A Glimpse of Impressive Architecture along the Walk

I tried the bus for a while too.  It’s a quick four minute walk to the bus stop, and then a short ride to the train station.  However, I found it surprisingly inconvenient.  St. Louis’ train system is amazingly punctual.  You can expect it to arrive on time 99% of the time (to the minute).  It is very impressive.  The buses, however, not so much.  I found myself needing to arrive at the bus stop at least five minutes early (in case the bus came early, which it often did) only to sometimes wait 15 minutes for it to arrive (because it was 10 minutes late, which it often was).  St. Louis indeed has four seasons.  In the winter, standing for 15 minutes is not at all enjoyable.  In the summer, if I’m in work clothes, I could be dripping with sweat, even at 6:00am.  I now use the bus only when I have a suitcase to lug.

Where the Sidewalk Ends

After testing the waters with many commuting solutions, I find that walking to the train is best for me.  I did try running to the train, but it’s simply not possible to carry anything without it flopping around in my backpack.  As long as I’m moving in the winter, I stay warm enough with the proper dress.  In the summer, I wear workout clothes to stay cool.  I hit the gym as many mornings as I can during the week.  I keep some clothes in the office and rotate them home in my backpack to launder.  For a while, I kept the train times plugged into my Outlook calendar.  Now, I know them all by heart.

My parents recently went on vacation, and I borrowed their car for two weeks while they were away.  I admit, I did enjoy the freedom of the commute.  It certainly did save me time, especially when working late and travelling home with zero traffic.  I could more quickly make a stop to run errands along the way.  After all, much of our society and economy is geared around the automobile for cities like St. Louis, Atlanta and Los Angeles.  But as much as I was enjoying the temporary adjustment to my transportation, I was missing my everyday routine even more.  The twenty minute train rides are my time to read books, catch-up on emails or even catch a nap.  The one-mile walks at the beginning and end of my day remind me to breathe, think and briefly escape.  A car does not allow me to do any of those things.  Plus, it burns a lot of fossil fuels too (even the electric ones).

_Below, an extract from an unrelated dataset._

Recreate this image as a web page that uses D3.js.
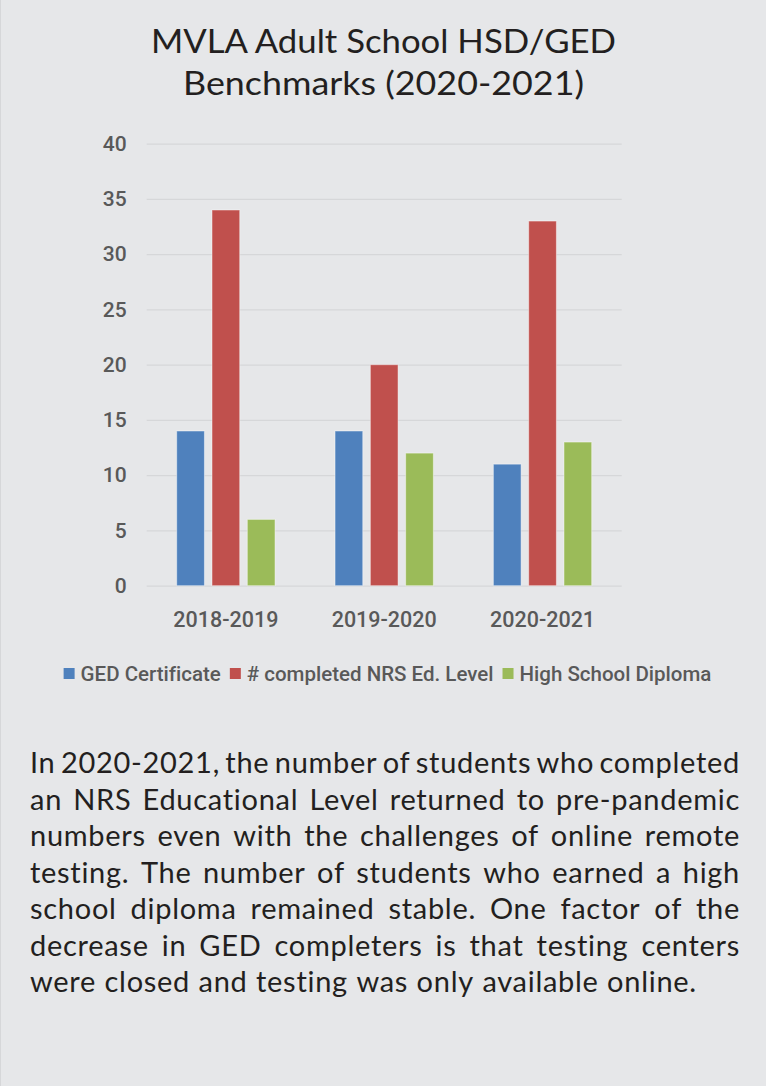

P.S. – Thanks to everyone whom I’ve bummed rides from over the past 1,000 days!  I also want to thank Enterprise Car Rental for their downtown WeCar hybrid car sharing program, which has been very handy.

  1. December 28th, 2012 - 4:27 pm
    Majdi Faleh said:

    interesting and inspiring story, David. I used to bike too for about 8 miles,when I worked at HKS Detroit last year. I believe that we, designers and architects, should be the leaders in promoting such sustainable ways of thinking. Earth needs our efforts!

  2. December 28th, 2012 - 5:20 pm
    Rebecca Davis said:

    This is a great post! I live in DC and gave up my car 18 months ago. It’s been an easy road (especially after the addition of zipcar and bikeshare) but I really admire people like you who make it work in markets that aren’t as well-covered by public transportation. Buses, which have so much potential, are particularly tough and need to get to critical mass to be truly useful. Keep up the great work :)

  3. December 28th, 2012 - 8:05 pm
    Nag N said:

    What an inspiring story David! This deserves a spotlight on Metro’s site.

    Roads with no sidewalks are one of my pet peeves!

  4. January 16th, 2013 - 2:28 pm
    Greg C said:

    David, I’m glad that you mentioned the ability to decompress along the way in your post. I’ve been riding primarily trains (and an occasional bus) to work almost exclusively since 1998, both in Boston and in St. Louis, and the 20 or 30 minutes to clear your head at the beginning and end of the day have become indispensable.

  5. January 16th, 2013 - 2:57 pm
    Debi Fuller said:

    David, this is very impressive! Thanks for sharing and encouraging all of us to make changes in 2013.

  6. January 16th, 2013 - 4:12 pm
    Susan Grossinger said:

    Well David has always inspired me with his beautiful project work and awesome product design. He has now inspired me in another way – I am impressed and jealous as a Los Angeles resident and great weather that this is not even possible for most commuters. Walk, bike and jog on David.

  7. January 16th, 2013 - 5:41 pm
    Tim Eavis said:

    I guess you’re really a beginner then. I haven’t owned a car since November 1996 which means that I’ve been without one for 6,200 days. It helps that I live in London which has a great transport infrastructure and the fact that it bike friendly compared to most US cities. Hire cars and Zip car have been used when needed, but my partner and I even do the weekly food shop on our Brompton Folding bikes

  8. January 17th, 2013 - 6:14 am
    Jason Dale Pierce said:

    Thanks for a great article. I relished living without a car when I lived and worked in SF and upon moving back to St. Louis my wife and I have been trying to live with only one car and so far so good! Although we would love to not own a car at all public transit to our families is non-existent here. So I take the bus and metro and the occasional taxi when I can. I do get odd looks from people when I tell them I take the bus but I am proud that I do. Thank you for your commitment to lead by example.